Tendo estes dois tristes episódios na lembrança, os acontecimentos do último sábado possuem algumas características semelhantes aos episódios anteriores. Haviam câmeras desde cedo, e o hotel invadido era justamente o local onde a televisão americana fazia uma matéria sobre a “revolução da segurança pública” no Rio de Janeiro.
Concomitantemente desde cedo o candidato a governador Fernando Gabeira, representante das forças conservadoras, declarava no Twitter imprecações contra o atual governador e candidato à reeleição.
Também é muito estranho que o condomínio invadido pelos bandidos, além do hotel, tenha sido justamente um dos mais caros do Rio de Janeiro, onde moram artistas da televisão e que, certamente, irá gerar ressonância na sociedade.
Para mim parece claro que há algum tipo de objetivo político por trás deste confronto. Entretanto, a ação rápida do Bope (Batalhão de Operações Especiais) da Polícia Militar do Rio de Janeiro, sem grandes danos, neutralizou grande parte da exploração política que se deve dar ao tema.
O leitor do Ouro de Tolo sabe que não sou grande entusiasta das Unidades de Polícia Pacificadora (UPPs), mola mestra da política pública de segurança do governador atual. Também sabe que não sou eleitor do mesmo, nem de seu principal opositor, que representa forças que já estiveram no comando do Estado e que foram um desastre, em especial aos cofres públicos.
Como já escrevi aqui, um combate eficiente à criminalidade requisita que o Estado se faça presente nas comunidades carentes não somente através da Polícia, mas através de outros serviços básicos como educação, saúde, esporte e assistência social.
Acima de tudo, o combate à violência requisita que o jovem da favela vislumbre uma opção de ganhar a sua vida de forma honesta e que represente uma remuneração semelhante a que ele perceberia na vida do crime. Noves fora a questão de formação ou da legalidade, olhando-se unicamente pelo viés econômico pode-se compreender a opção de muitos jovens das comunidades pela vida no tráfico.
Consequentemente, a geração de empregos ocorrida no Governo Lula e a elevação da renda real verificada nestes anos de seus mandatos tiveram influência positiva sobre os índices de criminalidade.
Outrossim, qualquer política de combate à violência consistente no Rio de Janeiro passa, necessariamente, por uma reformulação ampla, geral e irrestrita das polícias. Como já abordei aqui anteriormente, em especial o policial militar entra na corporação já pensando em alguma forma de locupletação, o que leva à corrupção e a assassinatos.

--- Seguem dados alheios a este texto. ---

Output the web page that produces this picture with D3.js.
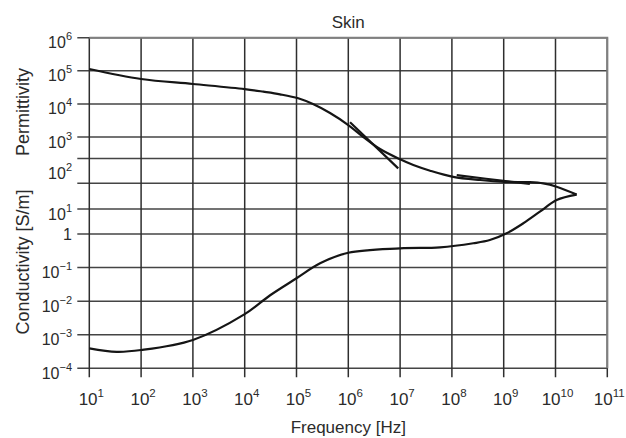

Faz-se necessária uma limpeza geral, começando pelos coronéis do topo da cadeia de poder e chegando até os cabos e soldados. Aqueles que leram o livro “Sangue Azul”, que resenhei aqui tempos atrás, sabem que muitas vezes os próprios comandantes de batalhões da Polícia Militar são sócios dos “donos de morro”. Portanto, fica meio difícil se fazer um combate eficiente ao crime quando se sabe que os mesmos que deveriam combater os marginais estão a eles aliados.

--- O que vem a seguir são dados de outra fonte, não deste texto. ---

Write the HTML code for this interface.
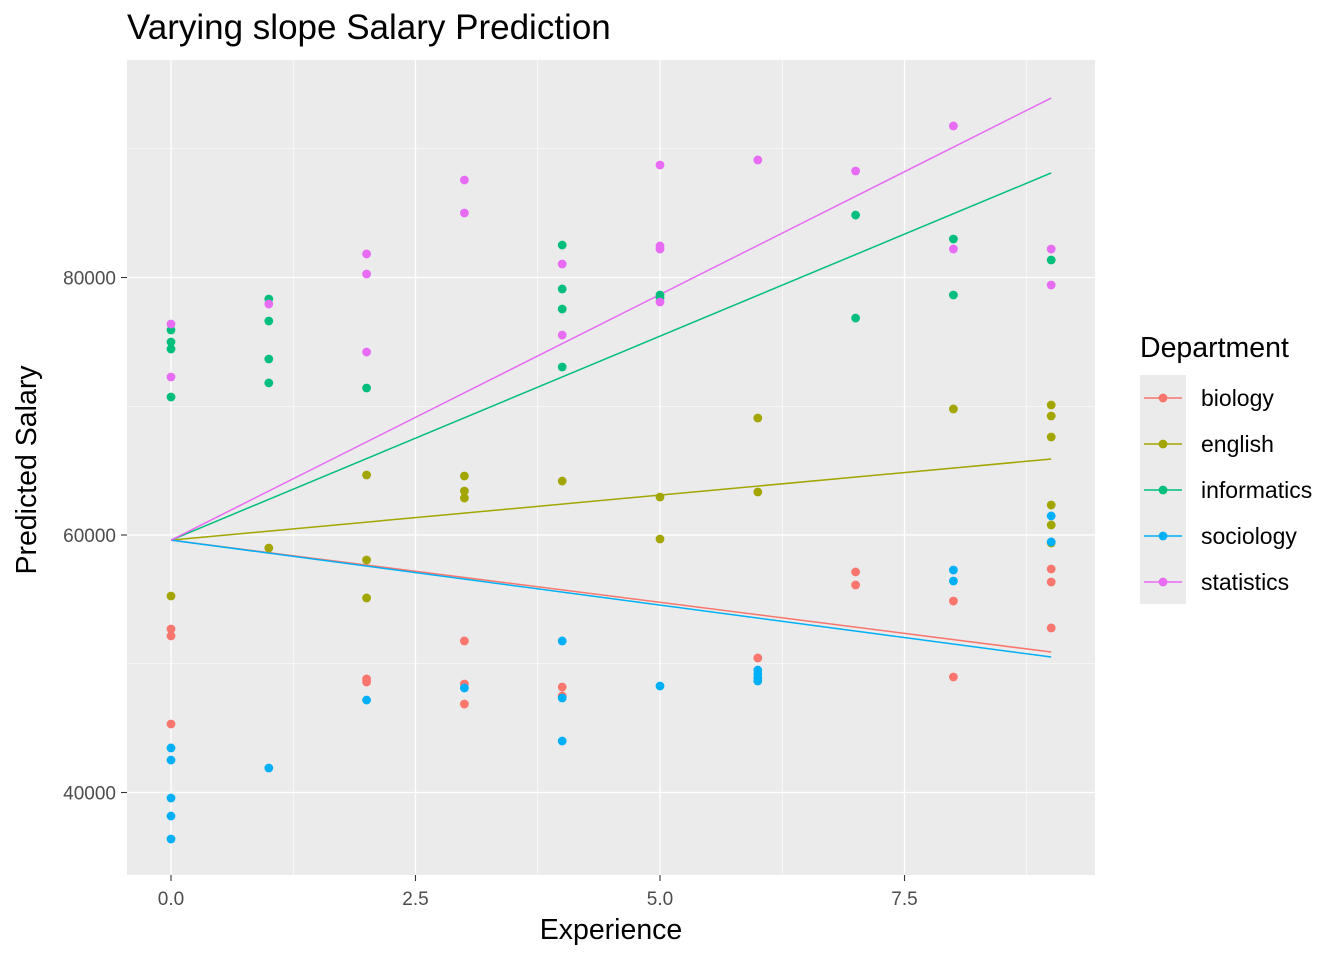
<!DOCTYPE html>
<html><head><meta charset="utf-8">
<style>
body{margin:0;background:#fff;font-family:"Liberation Sans",sans-serif;}
svg text{font-family:"Liberation Sans",sans-serif;}
</style></head>
<body>
<svg id="chart" width="1344" height="960" xmlns="http://www.w3.org/2000/svg">
<rect width="1344" height="960" fill="#fff"/>
<text x="127" y="39" font-size="35" fill="#000">Varying slope Salary Prediction</text>
<rect x="127" y="60" width="968" height="815" fill="#EBEBEB"/>
<g id="grid"></g>
<g id="lines"></g>
<g id="points"></g>
<g id="axes"></g>
<text x="611" y="939" font-size="28.5" text-anchor="middle">Experience</text>
<text transform="translate(36,470) rotate(-90)" font-size="28.5" text-anchor="middle">Predicted Salary</text>
<g id="legend"></g>
</svg>
<script>
const departments = ["biology","english","informatics","sociology","statistics"];
const colors = ["#F8766D","#A3A500","#00BF7D","#00B0F6","#E76BF3"];
const intercept = 59600;
const slopeEnds = [50910, 65900, 88120, 50520, 93940]; // predicted at x=9
const xTicks = [0, 2.5, 5, 7.5];
const xTickLabels = ["0.0","2.5","5.0","7.5"];
const yTicks = [40000, 60000, 80000];
const yTickLabels = ["40000","60000","80000"];
const biologyX = [0,0,0,2,2,3,3,3,4,4,6,7,7,8,8,9,9,9];
const biologyY = [52700,52160,45320,48820,48580,51770,48430,46870,48190,47500,50450,57130,56120,54870,48970,57360,56350,52780];
const englishX = [0,1,2,2,2,3,3,3,4,5,5,6,6,8,9,9,9,9,9,9];
const englishY = [55260,58990,64660,58060,55110,64580,63420,62870,64190,62950,59690,69090,63340,69790,70100,69240,67610,62330,60780,59380];
const informaticsX = [0,0,0,0,1,1,1,1,2,4,4,4,4,5,5,7,7,8,8,9];
const informaticsY = [75920,74990,74450,70720,78330,76620,73670,71810,71420,82520,79110,77550,73050,78640,78410,84850,76850,82990,78640,81360];
const sociologyX = [0,0,0,0,0,1,2,3,4,4,4,5,6,6,6,6,8,8,9,9];
const sociologyY = [43460,42520,39570,38170,36390,41900,47180,48120,51770,47340,44000,48270,49510,49200,48890,48660,57280,56430,61480,59460];
const statisticsX = [0,0,1,2,2,2,3,3,4,4,5,5,5,5,6,7,8,8,9,9];
const statisticsY = [76390,72270,77940,81830,80270,74210,87570,85010,81050,75530,88740,82450,82210,78100,89130,88270,91770,82210,82210,79420];
const seriesX = [biologyX, englishX, informaticsX, sociologyX, statisticsX];
const seriesY = [biologyY, englishY, informaticsY, sociologyY, statisticsY];

const NS = "http://www.w3.org/2000/svg";
function sx(v){ return 171 + v * 97.8; }
function sy(v){ return 535 - (v - 60000) * 257.5 / 20000; }
function mk(tag, attrs, parent){ const e = document.createElementNS(NS, tag); for (const k in attrs) e.setAttribute(k, attrs[k]); parent.appendChild(e); return e; }

const grid = document.getElementById("grid");
[-1.25,1.25,3.75,6.25,8.75].forEach(v=>{
  const l = mk("line",{x1:sx(v),x2:sx(v),y1:60,y2:875,stroke:"#fff","stroke-width":0.6},grid);
  
  
});
[30000,50000,70000,90000].forEach(v=>{
  const l = mk("line",{x1:127,x2:1095,y1:sy(v),y2:sy(v),stroke:"#fff","stroke-width":0.6},grid);
  
  
});
const axes = document.getElementById("axes");
xTicks.forEach((v,i)=>{
  const l = mk("line",{x1:sx(v),x2:sx(v),y1:60,y2:875,stroke:"#fff","stroke-width":1.3},grid);
  
  
  const t = mk("line",{x1:sx(v),x2:sx(v),y1:875,y2:881,stroke:"#333","stroke-width":1.1},axes);
  
  
  const tx = mk("text",{x:sx(v),y:905,"font-size":19,"text-anchor":"middle",fill:"#4D4D4D"},axes);
  tx.textContent = xTickLabels[i];
  
  
});
yTicks.forEach((v,i)=>{
  const l = mk("line",{x1:127,x2:1095,y1:sy(v),y2:sy(v),stroke:"#fff","stroke-width":1.3},grid);
  
  
  const t = mk("line",{x1:121,x2:127,y1:sy(v),y2:sy(v),stroke:"#333","stroke-width":1.1},axes);
  
  
  const tx = mk("text",{x:116,y:sy(v)+7,"font-size":19,"text-anchor":"end",fill:"#4D4D4D"},axes);
  tx.textContent = yTickLabels[i];
  
  
});

const pts = document.getElementById("points");
const lines = document.getElementById("lines");
const legend = document.getElementById("legend");
seriesX.forEach((xs,s)=>{
  xs.forEach((xv,i)=>{
    const c = mk("circle",{cx:sx(xv),cy:sy(seriesY[s][i]),r:4.4,fill:colors[s]},pts);
    
    
  });
});
departments.forEach((d,s)=>{
  const l = mk("line",{x1:sx(0),y1:sy(intercept),x2:sx(9),y2:sy(slopeEnds[s]),stroke:colors[s],"stroke-width":1.5},lines);
  
  
});
const lt = mk("text",{x:1140,y:357,"font-size":28.5},legend);
lt.textContent = "Department";


const lb = mk("rect",{x:1140,y:375,width:46,height:229,fill:"#EBEBEB"},legend);


departments.forEach((d,s)=>{
  const y = 398 + s*46;
  const g = mk("g",{},legend);
  
  
  mk("line",{x1:1144,x2:1182,y1:y,y2:y,stroke:colors[s],"stroke-width":1.5},g);
  mk("circle",{cx:1163,cy:y,r:4.4,fill:colors[s]},g);
  const t = mk("text",{x:1201,y:y+8,"font-size":23},g);
  t.textContent = d;
});
</script>
</body></html>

Fica aqui a reflexão. Contudo, ao leitor alerto: nem sempre o que vemos é o que realmente acontece. Há muitas questões influentes sob uma capa aparentemente simples. Até as eleições, certamente irão ocorrer fatos destinados a manipular o sentimento da população e, por finalidade, seu voto.
É a política !

2 Replies to “Coincidência ou jogada política ?”

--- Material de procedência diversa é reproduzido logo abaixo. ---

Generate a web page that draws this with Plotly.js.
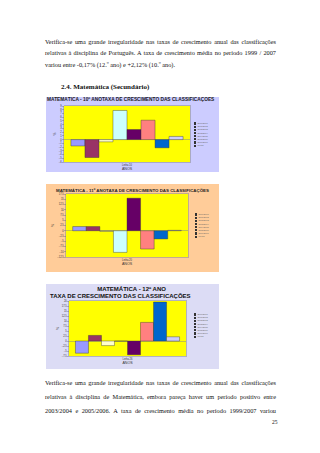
<!DOCTYPE html>
<html><head><meta charset="utf-8">
<script src="https://cdn.plot.ly/plotly-3.0.1.min.js"></script>
<style>
body{margin:0;width:320px;height:453px;background:#fff;position:relative;overflow:hidden;font-family:"Liberation Serif","Times New Roman",serif;color:#111;}
.ln{position:absolute;left:45px;width:231px;font-size:6.3px;line-height:8px;text-align:justify;text-align-last:justify;}
.ln.last{text-align-last:left;}
.chart{position:absolute;left:46px;width:173px;box-sizing:border-box;}
.leg{position:absolute;font-family:"Liberation Sans",Arial,sans-serif;font-size:2.2px;color:#666;line-height:3.2px;}
.leg div{white-space:nowrap;height:3.2px;}
.leg span.sw{display:inline-block;width:2.4px;height:2.2px;border:0.3px solid #333;margin-right:1px;vertical-align:middle;box-sizing:border-box;}
</style></head>
<body>
<div class="ln" style="top:38px">Verifica-se uma grande irregularidade nas taxas de crescimento anual das classificações</div>
<div class="ln" style="top:49px">relativas à disciplina de Português. A taxa de crescimento média no período 1999 / 2007</div>
<div class="ln last" style="top:61px">variou entre -0,17% (12.º ano) e +2,12% (10.º ano).</div>
<div style="position:absolute;left:61px;top:83px;font-size:7px;font-weight:bold;">2.4. Matemática (Secundário)</div>

<div id="c1" class="chart" style="top:97px;height:75px;"></div>
<div id="l1" class="leg" style="left:194px;top:122px;"></div>
<div id="c2" class="chart" style="top:184px;height:88px;"></div>
<div id="l2" class="leg" style="left:195px;top:213px;"></div>
<div id="c3" class="chart" style="top:284px;height:85px;"></div>
<div id="l3" class="leg" style="left:194px;top:313px;"></div>

<div class="ln" style="top:379px">Verifica-se uma grande irregularidade nas taxas de crescimento anual das classificações</div>
<div class="ln" style="top:393px">relativas à disciplina de Matemática, embora pareça haver um período positivo entre</div>
<div class="ln" style="top:407px">2003/2004 e 2005/2006. A taxa de crescimento média no período 1999/2007 variou</div>
<div style="position:absolute;left:272px;top:419px;font-size:5.5px;">25</div>

<script>
const seriesNames = ['2000/2001','2001/2002','2002/2003','2003/2004','2004/2005','2005/2006','2006/2007','Média'];
const seriesColors = ['#9999FF','#993366','#FFFFCC','#CCFFFF','#660066','#FF8080','#0066CC','#CCCCFF'];
const mat10 = [-1.7,-4.8,-0.6,7.8,2.7,5.2,-2.2,0.85];
const mat11 = [2.0,2.0,-0.3,-10.3,15.5,-8.7,-3.9,0.2];
const mat12 = [-6.1,2.8,-2.3,0.0,-6.9,9.3,19.5,2.1];
const cat10 = ['Linha 10'];
const cat11 = ['Linha 20'];
const cat12 = ['Linha 26'];

const SANS = '"Liberation Sans", Arial, sans-serif';

function traces(vals, cat){
  return vals.map((v,i)=>({type:'bar', x:cat, y:[v], name:seriesNames[i],
    marker:{color:seriesColors[i], line:{color:'#333', width:0.4}}}));
}
function legend(id){
  const el=document.getElementById(id);
  el.innerHTML = seriesNames.map((n,i)=>'<div><span class="sw" style="background:'+seriesColors[i]+'"></span>'+n+'</div>').join('');
}
function axes(range, dtick){
  return {
    xaxis:{type:'category', tickfont:{size:2.6, family:SANS, color:'#333'}, ticks:'', showline:true, linecolor:'#888', linewidth:0.5, mirror:true,
      title:{text:'ANOS', font:{size:3.6, family:SANS, color:'#333'}, standoff:1}, automargin:false},
    yaxis:{range:range, dtick:dtick, tickfont:{size:2.6, family:SANS, color:'#333'}, ticks:'outside', ticklen:1.2, tickwidth:0.4, tickcolor:'#666',
      showline:true, linecolor:'#888', linewidth:0.5, mirror:true, showgrid:false,
      zeroline:true, zerolinecolor:'#888', zerolinewidth:0.5,
      title:{text:'%', font:{size:3.5, family:SANS, color:'#333'}, standoff:2}, automargin:false}
  };
}
const cfg={staticPlot:true, displayModeBar:false};

// Chart 1
const L1 = Object.assign({
  width:173, height:75, paper_bgcolor:'#CCCCFF', plot_bgcolor:'#FFFF00',
  margin:{l:18,r:29,t:8.5,b:10}, showlegend:false, barmode:'group', bargap:0.11, bargroupgap:0,
  title:{text:'MATEMÁTICA - 10º ANOTAXA DE CRESCIMENTO DAS CLASSIFICAÇÕES', font:{size:4.8, family:SANS, color:'#222', weight:'bold'},
    x:0.006, xanchor:'left', xref:'container', y:0.965, yanchor:'middle', yref:'container'}
}, axes([-6,9],1));
Plotly.newPlot('c1', traces(mat10, cat10), L1, cfg);
legend('l1');

// Chart 2
const L2 = Object.assign({
  width:173, height:88, paper_bgcolor:'#FFCC99', plot_bgcolor:'#FFFF00',
  margin:{l:20,r:31,t:10,b:14.5}, showlegend:false, barmode:'group', bargap:0.11, bargroupgap:0,
  title:{text:'MATEMÁTICA - 11º ANOTAXA DE CRESCIMENTO DAS CLASSIFICAÇÕES', font:{size:4.4, family:SANS, color:'#222', weight:'bold'},
    x:0.5, xanchor:'center', xref:'container', y:0.932, yanchor:'middle', yref:'container'}
}, axes([-12.5,17.5],2.5));
Plotly.newPlot('c2', traces(mat11, cat11), L2, cfg);
legend('l2');

// Chart 3
const L3 = Object.assign({
  width:173, height:85, paper_bgcolor:'#DCDCF5', plot_bgcolor:'#FFFF00',
  margin:{l:23,r:33,t:16.7,b:13}, showlegend:false, barmode:'group', bargap:0.11, bargroupgap:0,
  title:{text:'MATEMÁTICA - 12º ANO', font:{size:6, family:SANS, color:'#111', weight:'bold'},
    x:0.495, xanchor:'center', xref:'container', y:1-5/85, yanchor:'middle', yref:'container'},
  annotations:[{text:'TAXA DE CRESCIMENTO DAS CLASSIFICAÇÕES', showarrow:false, xref:'paper', yref:'paper',
    x:0.44, y:1+5.5/55.3, xanchor:'center', yanchor:'middle', font:{size:6, family:SANS, color:'#111', weight:'bold'}}]
}, axes([-7.5,20],2.5));
Plotly.newPlot('c3', traces(mat12, cat12), L3, cfg);
legend('l3');
</script>
</body></html>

  1. Praticamente todas as imagens mais fortes foram feitas por moradores! Aliás de São Conrado, bairro onde o padrão de vida de muitos daqueles condomínios lhes permite ter alguns desses luxos. Se você visse a imagem dessas câmeras mais recentes, diria que são quase profissionais…

    Agora, como economista, o que você acha da proposta colocada no livro Super Freakonomics de que a ação policial deve ser feita não sobre a oferta (traficantes), mas sobre a demanda (usuários) por razões puramente técnicas de economia?